It sounds cliché to say that time is money. I mean, time is time and money is money and people with a lot of one don’t seem to have a lot of the other. At least that’s how it has always been for me.
When I was a kid and summer days used to stretch out in front of me, empty, like a blank page, I would have given anything for a few extra dollars to buy more candy at the movies. Now summer days, like most days, seem to pass in a blur of work, errands, and cleaning up and I would give anything for a few extra minutes to watch a movie.
Last year when my mother asked me what I wanted for Christmas, I could think of only one thing: a twenty-fifth hour. In fact, with a twenty-fifth hour, I might exercise. To write that novel that keeps rattling around in my head, I would need a twenty-sixth hour. In order to get more sleep, read, or catch up with long lost friends, we’re talking twenty-seven, twenty-eight hours.
Earnestly, Mom asked what she could do to get me some more time. She offered to pay for a year of sending my husband’s shirts to the cleaners. It was a generous offer, if a little retro. I laughed. I hadn’t ironed his dress shirts since, well, ever. I shouldn’t have been surprised at the idea coming from my mom. I remember her standing in front of the TV, a bottle of spray starch at her side, carefully making my father presentable. That was before she starting charging $200 an hour for her legal services.
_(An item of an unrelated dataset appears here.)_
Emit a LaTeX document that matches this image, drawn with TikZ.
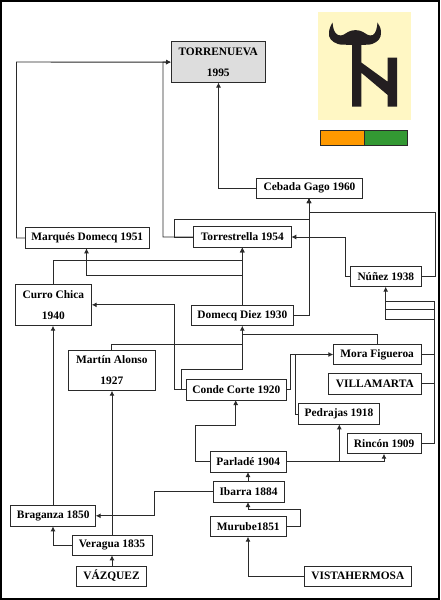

“Do you know how much people pay me for my time?” she shouted at me once when I insisted she re-hem the blue satin dress she designed, cut, and sewed for me to wear to the prom.
By then, Mom had passed the tipping point at which time became her most valuable commodity. It is a point of luxury, I suppose, when you have everything you really need—food, clothes, shelter—and the rest becomes a balancing act between all the extra things you want.